A seasonal ferry runs from Ardrossan to Campbeltown, but not every day. On some trips it also calls at Brodick on the Isle of Arran. Alternatively, the Ardrossan to Brodick ferry can be combined with the Lochranza-Claonaig ferry to reach Kintyre at the northern end of the loop. Or, get the ferry from Gourock to Hunter’s Quay, travel across Cowal to Portavadie and cross to Tarbert. Even more complex, take the ferry form Wemyss Bay to Rothesay, then another form Rhubodach to Colintraive and head to Portavadie, for Tarbert.
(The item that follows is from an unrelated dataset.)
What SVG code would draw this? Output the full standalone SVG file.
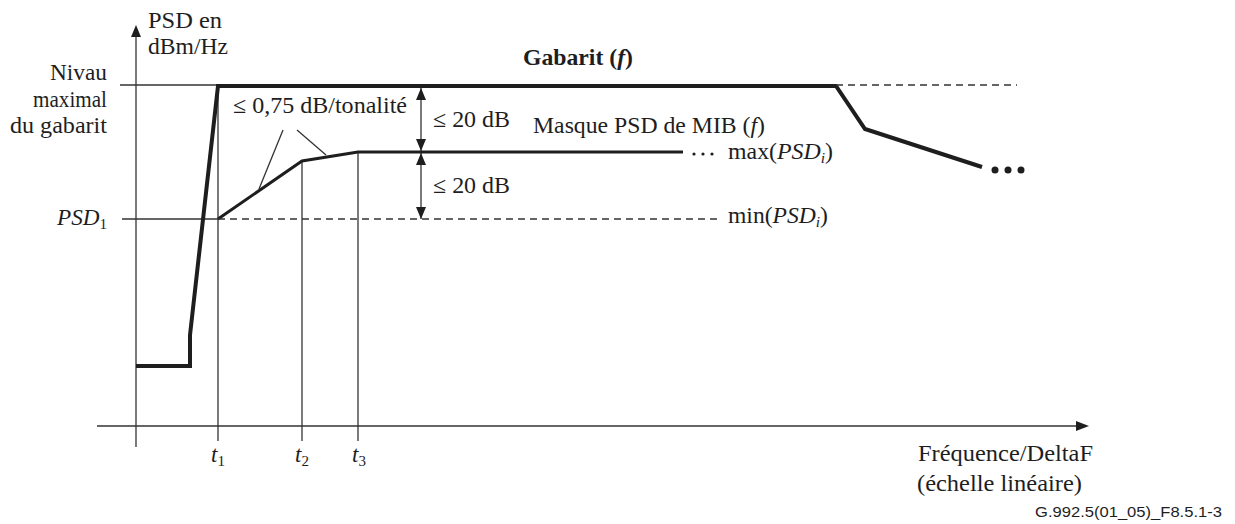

Ferries add expense for the motorist, but for the cyclist they remain cheap and what are a few trips between ferries in such magnificent highland scenery? 

 

https://www.calmac.co.uk

 

Accommodation

 

There’s plenty, but be aware of festivals that draw in the crowds and fail the beds. For general tourist information http://www.visitkintyre.info or contact Campbeltown Tourist Information Office https://www.visitscotland.com/info/services/campbeltown-icentre-p332421

 

Cycling

 

There’s no actual bike shop in Campbeltown at he time of writing, but the local Recycling Centre has a bike workshop attached with a qualified mechanic and spares.

 http://www.kintyrerecycling.com

 

Carradale Bicycles and Buggies http://www.carradalebikesandbuggies.co.uk hire out MTBs and trailers, including two which are available in Campbeltown through the Tourist Information Office.

 

The Kintyre Way originated as a walking route, but a stile removal programme and various upgrades are turning it into an adventurous route for MTB, gravel and cycle-crosses - or just rough-stuffers. http://www.kintyreway.com/get-cycling/

 

There are MTB trails at Ben Guilean, to the south of Campbeltown.

 

Maps

 

A variety of maos cover the area. Try Sustrans regional maps and their Campbeltown to inverness route map https://shop.sustrans.org.uk

 

OS 1:50 000 sheets 62 and 68 cover the area and would be best for off-roading, including the Kintyre Way, but for road cycling the 1:250 000 Road series Sheet 3 for southern Scotland is plenty.